South America’s sixth-largest economy expanded 7.7 percent in April, the fastest pace in two years, led by construction and retailing. The Finance Ministry has also moved to head off any downturn in growth triggered by a drop in Chinese demand for copper and gold, Peru’s top exports, by announcing measures to bolster business sentiment and private investment.
“Inflation is forecast to converge to the center of the target range in the coming months due to food supply conditions improving, a pace of economic output close to its potential and inflation expectations anchored in the target range,” policy makers said in their statement posted on the central bank’s website
Gross domestic product probably expanded 6.5 percent in the second quarter and growth will remain above 6 percent for the rest of this year, Velarde told reporters July 1.
On a seasonally adjusted basis, the economy expanded 5.4 percent in April, according to the central bank, while inflation remained within the target band of 2 percent plus or minus 1 percentage point.
Annual inflation accelerated to 2.77 percent last month from 2.46 percent in May. Still, Velarde forecast the pace of price gains will slow to about 2 percent in December.
Inflation could further decelerate this year amid slower Chinese growth, the central bank said in a June 21 report. China is Peru’s largest export market after the U.S.
Copper prices are down 13 percent in New York this year while gold has retreated 24 percent. The metals account for half Peru’s shipments overseas.
Peru reported a $404 million trade deficit for May, the widest gap in at least seven years, the country’s statistics agency said yesterday. The median estimate of five analysts in a Bloomberg survey was for a $250 million shortfall.
“External indicators still show a weak performance, which is affecting export prices and volumes,” policy makers said in their statement.
The drop in exports may lead the central bank to ease monetary policy, though the bank will probably prioritize reductions in reserve requirements over interest rate cuts, said Diego Llona, a bond trader at Banco Santander’s local unit.
“April’s growth rate was impressive, we’ll have to see how the second quarter turned out to confirm or discard the downward bias in rate policy,” Llona said.
The Lima General stock index has plunged 27 percent this year in local currency terms, the steepest decline among 94 primary indexes tracked by Bloomberg. The central bank sold dollars in the foreign exchange market last week for the first time since May 2012 to stem declines in the sol. The currency has weakened 7.9 percent this year.
Business sentiment slid in May to its lowest since September 2011, according to the central bank.
To prevent a slowdown in growth, Humala’s administration is simplifying permitting procedures and making it easier for businesses to tap capital markets, Finance Minister Miguel Castilla said June 27.
Private investment will pick up in the second half of 2013 and grow 8.8 percent this year, compared with 14 percent in 2012, the central bank said June 21.

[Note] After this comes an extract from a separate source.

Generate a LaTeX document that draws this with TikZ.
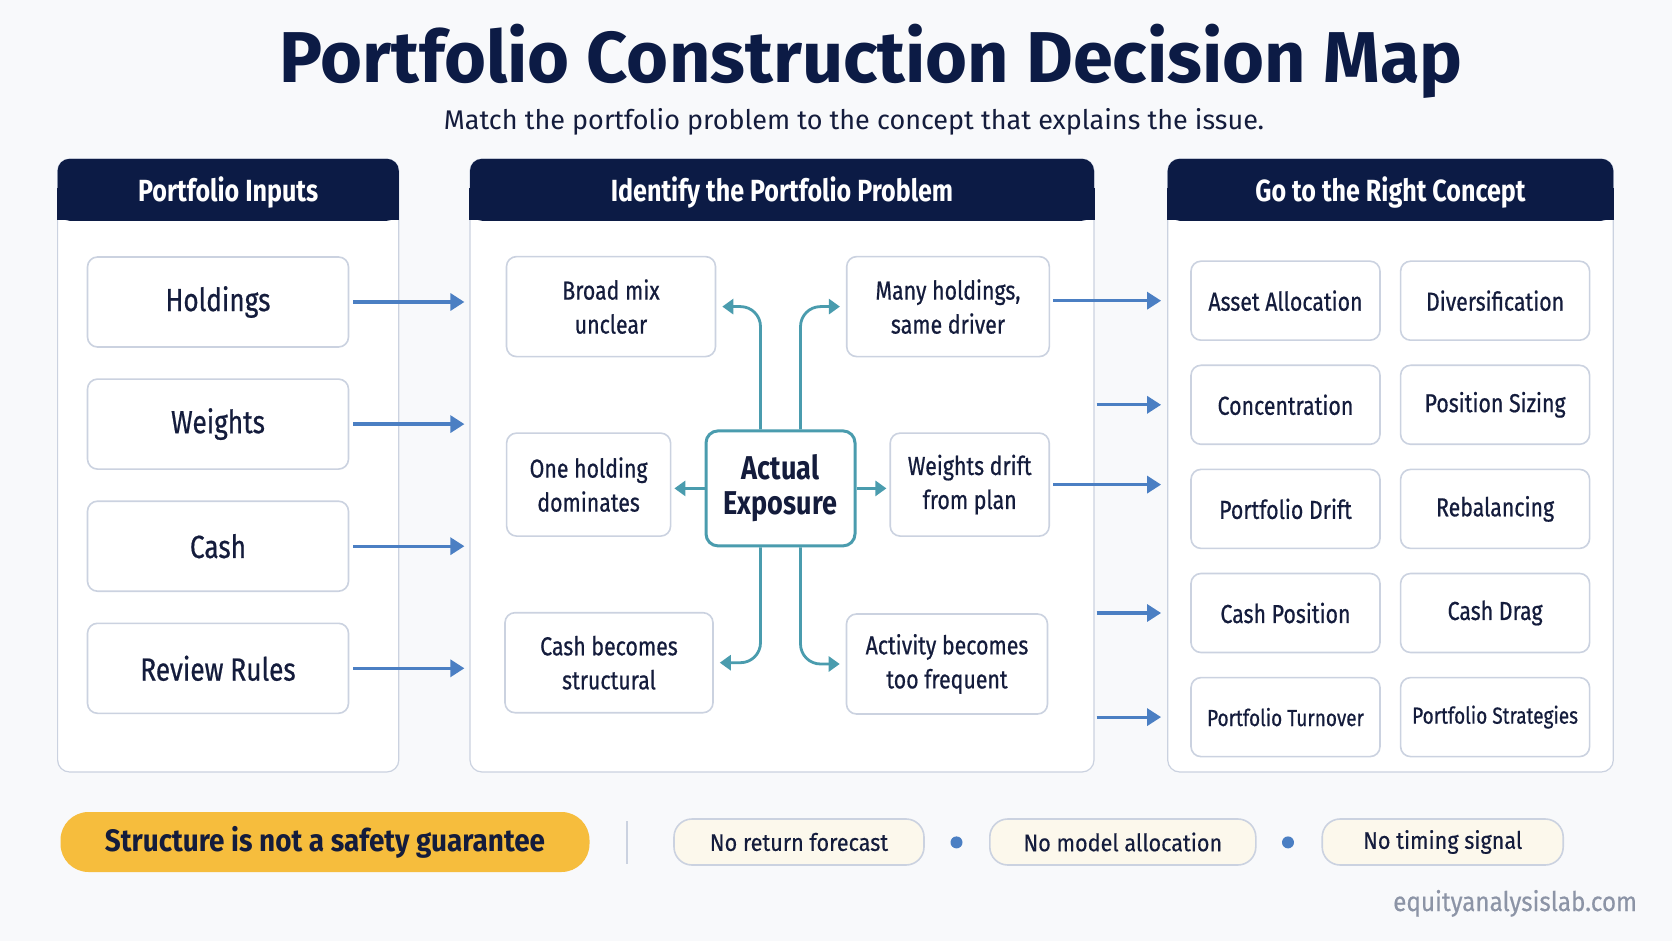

After raising reserve requirements five times since May 2012, the central bank set a 20 percent limit on the ratio for lenders’ sol deposits last month.
The bank said it is ready to further relax reserve requirements, after adjusting rules in May and June to spur lending in soles.
Policy makers probably will defer significant changes to monetary policy until after Congress fills vacant seats on the central bank’s board, said Cesar Penaranda, the chief economist at the Lima Chamber of Commerce. Lawmakers are expected to ratify the appointment of three directors July 17.
“They’ll want to evaluate thoroughly the international situation and allow the new directors to participate in any substantive measures,” Penaranda said.